What does a sensitivity reader do?
A sensitivity reader's job is to help identify instances of bias in your writing, particularly if you are writing characters of a culture, race, or other group of people to which you do not belong. Even if you do your research, you may put internalized bias onto the page when you write outside of your own experience. The sensitivity reader role exists to find that bias and help you eliminate it.
Where should you look for sensitivity readers?
Unlike critique partners and beta readers, sensitivity reading is best left to professionals. They have been trained to seek out specific language and critically examine the way you as a writer have portrayed your story. There are databases available for searching for a sensitivity reader of a particular group, and many are on social media sites like Twitter and have their own websites. You will most likely have to pay for their services, either by the hour or a flat fee for the manuscript. Keep in mind, you will probably need more than one sensitivity reader, just as you will need more than one critique partner. One person's experience as, say, a Chinese-American woman is not the same as another's. Having multiple perspectives can only help your work.
If you choose to employ a sensitivity reader, be open to their feedback. Some prior sensitivity readers cite pushback from writers as the reason they left their jobs. Remember that their feedback is meant to help you. It's hard to turn over your work to someone who, it seems, is looking for flaws in your work. But that's just what everyone else looking at your manuscript is doing. Just as a critique partner seeks out the issues with your plot or worldbuilding, a good sensitivity reader looks for problematic language as well, just with a different goal in mind.
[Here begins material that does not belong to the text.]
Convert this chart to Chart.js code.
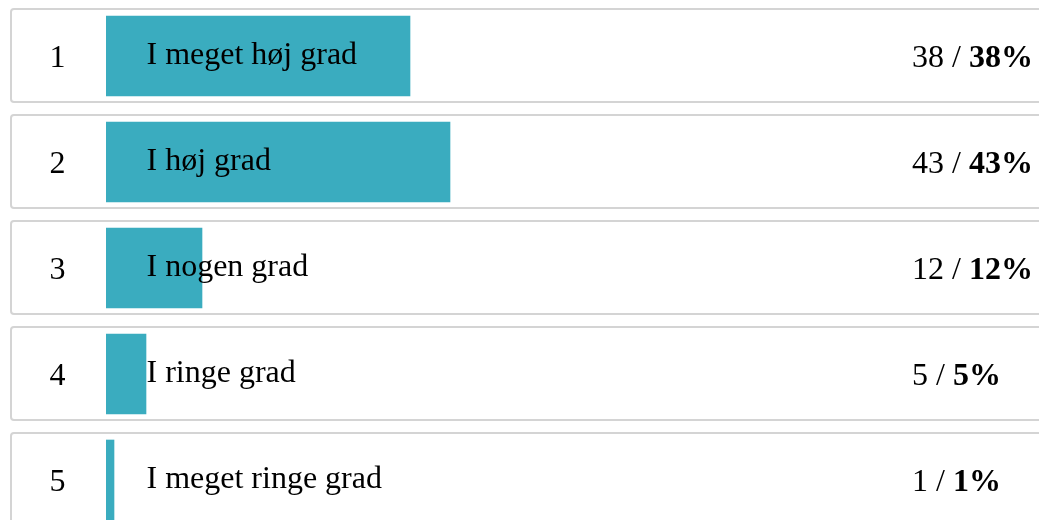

Isn't sensitivity reading the same as censorship?
Sensitivity reading is not censorship. Censorship is telling someone that they can't write something, point blank. Sensitivity readers aren't likely to come right out and say that you can't describe a character's physical characteristics in a certain way; they're more likely to ask if you've done your research, thought about the way your phrasing will affect the story and the perception of the character, explored other options to write the same thing in a way that isn't cliche or damaging. It's a role meant to help you be responsible with your words, not to stop you from writing them.
Now go forth and be prolific - but do your research.